Oil Prices Sink After Zelenskyy Agrees to Work on Peace Deal

Oil Prices Sink After Zelenskyy Agrees to Work on Peace Deal

Oil Prices Sink After Zelenskyy Agrees to Work on Peace Deal

Oil prices extended a multi-session slide in early Asian trading on Friday, weighed down by news of Zelenskyy agreeing to work with Washington on a peace plan, a development that could ultimately add fresh barrels into an already fragile market.

At the time of writing, West Texas Intermediate for December delivery had slipped by 1.03% to $58.39 per barrel, while Brent crude for January delivery had fallen 0.99% to $62.75.

A continued pullback would mark the third consecutive daily decline for WTI, putting the U.S. benchmark on track for a weekly loss of over 2%, a reflection of broader concerns over global supply growth and a weakening demand outlook

News of Zelenskyy considering the peace proposal comes on the same day that new U.S. sanctions on Rosneft and Lukoil officially take effect, targeting key subsidiaries in an effort to restrict Kremlin revenue from fossil-fuel sales.

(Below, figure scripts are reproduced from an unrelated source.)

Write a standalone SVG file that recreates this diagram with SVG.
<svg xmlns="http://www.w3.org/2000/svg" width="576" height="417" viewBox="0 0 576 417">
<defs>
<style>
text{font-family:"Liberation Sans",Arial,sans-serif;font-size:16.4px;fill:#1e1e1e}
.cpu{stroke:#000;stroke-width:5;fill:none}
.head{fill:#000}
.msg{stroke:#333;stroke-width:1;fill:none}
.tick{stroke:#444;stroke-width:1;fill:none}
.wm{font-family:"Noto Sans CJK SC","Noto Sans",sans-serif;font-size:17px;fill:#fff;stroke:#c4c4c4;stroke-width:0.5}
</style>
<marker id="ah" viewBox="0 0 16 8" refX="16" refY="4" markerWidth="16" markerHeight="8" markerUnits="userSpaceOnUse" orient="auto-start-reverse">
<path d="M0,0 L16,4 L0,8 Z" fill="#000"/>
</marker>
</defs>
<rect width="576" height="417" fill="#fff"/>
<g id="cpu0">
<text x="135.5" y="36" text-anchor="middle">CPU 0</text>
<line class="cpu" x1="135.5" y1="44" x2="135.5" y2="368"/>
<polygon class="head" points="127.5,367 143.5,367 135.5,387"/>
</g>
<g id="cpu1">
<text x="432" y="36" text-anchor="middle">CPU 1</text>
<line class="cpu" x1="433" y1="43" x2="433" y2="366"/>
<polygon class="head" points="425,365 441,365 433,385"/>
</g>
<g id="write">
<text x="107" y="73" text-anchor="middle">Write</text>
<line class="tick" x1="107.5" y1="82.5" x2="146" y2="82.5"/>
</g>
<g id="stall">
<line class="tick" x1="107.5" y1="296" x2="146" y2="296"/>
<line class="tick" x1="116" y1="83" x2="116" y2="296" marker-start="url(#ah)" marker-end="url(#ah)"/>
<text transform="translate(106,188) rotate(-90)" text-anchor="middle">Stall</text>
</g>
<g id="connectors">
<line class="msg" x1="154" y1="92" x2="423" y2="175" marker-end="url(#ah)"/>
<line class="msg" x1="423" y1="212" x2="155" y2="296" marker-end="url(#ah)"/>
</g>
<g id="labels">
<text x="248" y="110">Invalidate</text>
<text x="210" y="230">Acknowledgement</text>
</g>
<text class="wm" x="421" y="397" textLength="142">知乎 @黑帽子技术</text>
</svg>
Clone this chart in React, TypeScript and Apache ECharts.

While those sanctions should tighten supply, that has largely been baked into markets at this point.

Russian Urals crude, already discounted due to sanctions, has been trading as much as $23 per barrel below other global grades, evidence that sanctions are having an effect.

In the U.S., crude stockpiles unexpectedly fell by 3.4 million barrels last week on the back of strong refinery activity. But the bullish inventory surprise failed to lift prices as traders remained focused on the geopolitical picture.

Energy markets also faced macro-driven pressure, with Asian stocks declining sharply after Thursday’s U.S. employment data clouded expectations for imminent Federal Reserve rate cuts, boosting the dollar and intensifying risk-off sentiment.

A stronger greenback, the currency hit a broad rally against major and commodity-linked currencies, further weighed on dollar-priced crude.

OPEC+ remains a fundamental force in the overall bearishness of oil markets, with the group committed to boosting production in December before halting output increases in early 2026. If oil prices continue to tumble, then markets will look to the group to rein in its output.

In the short term, markets will remain fixated on Kyiv and Washington for the next major signal, one that could determine the trajectory of crude heading into December.